Bring the entire sequence back to your therapist:
I told you X
I went to my mum and she “corrected or explained” my version.
Now I am more confused, feel guilty, and am worried about how you (therapist) think about me (patient.)
Let your therapist do her job! Let her help you!
Its a symptom of how difficult your childhood was that you are experiencing nearly continual overwhelm and anxiety over the relationship with your therapist. You imagine/anticipate/fear that she will “retire” or “win the lottery” or “think you lied” all of which are fantasies of rejection, abandonment, and which would naturally put an end to the therapeutic relationship.
I have sat in her chair, as I am a therapist, your concerns are natural parts of the therapy process. The closer you get to her the more anxious you become, for a while, that she will leave or reject you as “imperfect” or “a liar” or whatever else judgmental and cruel things were said and done to you as a child.

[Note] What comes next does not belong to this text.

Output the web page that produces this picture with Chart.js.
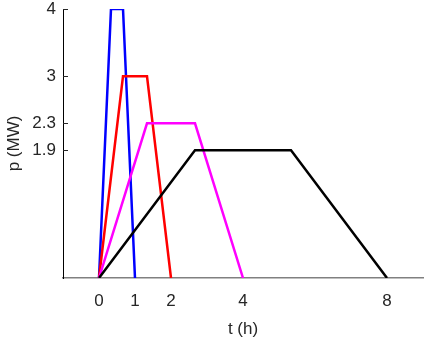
<!DOCTYPE html>
<html>
<head>
<meta charset="utf-8">
<script src="https://cdn.jsdelivr.net/npm/chart.js@4/dist/chart.umd.min.js"></script>
<style>
  html, body { margin: 0; padding: 0; background: #fff; }
  #wrap { width: 434px; height: 344px; }
</style>
</head>
<body>
<div id="wrap"><canvas id="power-chart"></canvas></div>
<script>
// durations (h) and power levels (MW)
const durations = [1, 2, 4, 8];
const powers = [4, 3, 2.3, 1.9];
const colors = ['#0000ff', '#ff0000', '#ff00ff', '#000000'];
const tTicks = [0, 1, 2, 4, 8];
const pTicks = [1.9, 2.3, 3, 4];

// trapezoid profile points for each case
const blueT = [0, 1/3, 2/3, 1];
const blueP = [0, 4, 4, 0];
const redT = [0, 2/3, 4/3, 2];
const redP = [0, 3, 3, 0];
const magentaT = [0, 4/3, 8/3, 4];
const magentaP = [0, 2.3, 2.3, 0];
const blackT = [0, 8/3, 16/3, 8];
const blackP = [0, 1.9, 1.9, 0];

const series = [[blueT, blueP], [redT, redP], [magentaT, magentaP], [blackT, blackP]];

let datasets = [];
series.forEach(function (s, i) {
    let pts = [];
    s[0].forEach(function (t, k) {
        pts.push({x: t, y: s[1][k]});
    });
    datasets.push({
        data: pts,
        borderColor: colors[i],
        borderWidth: 2.5,
        pointRadius: 0,
        tension: 0,
        order: 4 - i
    });
});

// inward tick marks on the y axis
const yTickMarks = {
    id: 'yTickMarks',
    afterDraw(chart) {
        const ctx = chart.ctx;
        const y = chart.scales.y;
        ctx.save();
        ctx.strokeStyle = '#262626';
        ctx.lineWidth = 1;
        pTicks.forEach(function (v) {
            const py = Math.round(y.getPixelForValue(v)) + 0.5;
            ctx.beginPath();
            ctx.moveTo(y.right, py);
            ctx.lineTo(y.right + 5, py);
            ctx.stroke();
        });
        ctx.restore();
    }
};

const font = {family: 'Liberation Sans, Arial, sans-serif', size: 17};

new Chart(document.getElementById('power-chart').getContext('2d'), {
    type: 'line',
    data: {datasets: datasets},
    plugins: [yTickMarks],
    options: {
        responsive: true,
        maintainAspectRatio: false,
        animation: false,
        layout: {padding: {top: 9, right: 11, left: 0, bottom: 0}},
        plugins: {legend: {display: false}, tooltip: {enabled: false}},
        scales: {
            x: {
                type: 'linear',
                min: -1,
                max: 9,
                afterBuildTicks: function (scale) {
                    scale.ticks = tTicks.map(v => ({value: v}));
                },
                afterFit: function (scale) {
                    scale.height = 66;
                    scale.paddingLeft = 0;
                    scale.paddingRight = 0;
                },
                grid: {display: false, drawTicks: false},
                border: {display: true, color: '#808080', width: 1.5},
                ticks: {color: '#262626', font: font, padding: 13, maxRotation: 0},
                title: {display: true, text: 't (h)', color: '#262626', font: font, padding: {top: 0, bottom: 4}}
            },
            y: {
                type: 'linear',
                min: 0,
                max: 4,
                afterBuildTicks: function (scale) {
                    scale.ticks = pTicks.map(v => ({value: v}));
                },
                afterFit: function (scale) {
                    scale.width = 63;
                    scale.paddingTop = 0;
                    scale.paddingBottom = 0;
                },
                grid: {display: false, drawTicks: false},
                border: {display: true, color: '#000000', width: 1},
                ticks: {color: '#262626', font: font, padding: 7,
                    callback: function (v) { return String(v); }},
                title: {display: true, text: 'p (MW)', color: '#262626', font: font, padding: {top: 4, bottom: 0}}
            }
        }
    }
});
</script>
</body>
</html>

She won’t reject you or fault you for having said one thing in therapy about your family and then denied it. Dysfunctional, toxic, abusive, or just very fake families often produce children with imperfect memories, or who feel impelled to protect the family by “correcting” the record. In reality patients tell the truth in one session and then abase themselves and say they “misremembered “ or “misunderstood” in the next because they fear the cruel repercussions of family members for having exposed the family’s secrets and abuse to outsiders.
This black and white thinking—-that you have either told the exact photographic truth or you have lied is not useful. Whatever you told your therapist was your experience as you remembered it. The fact that your mother claims to have a different interpretation or more context is not a sign that you “lied.” Its just more context.
At any rate your therapist will havd seen it all before. Stay in the therapy. Work somatically to calm yourself between sessions. Swim, dance, meditate, take up pottery, yoga, walk…whatever feels good.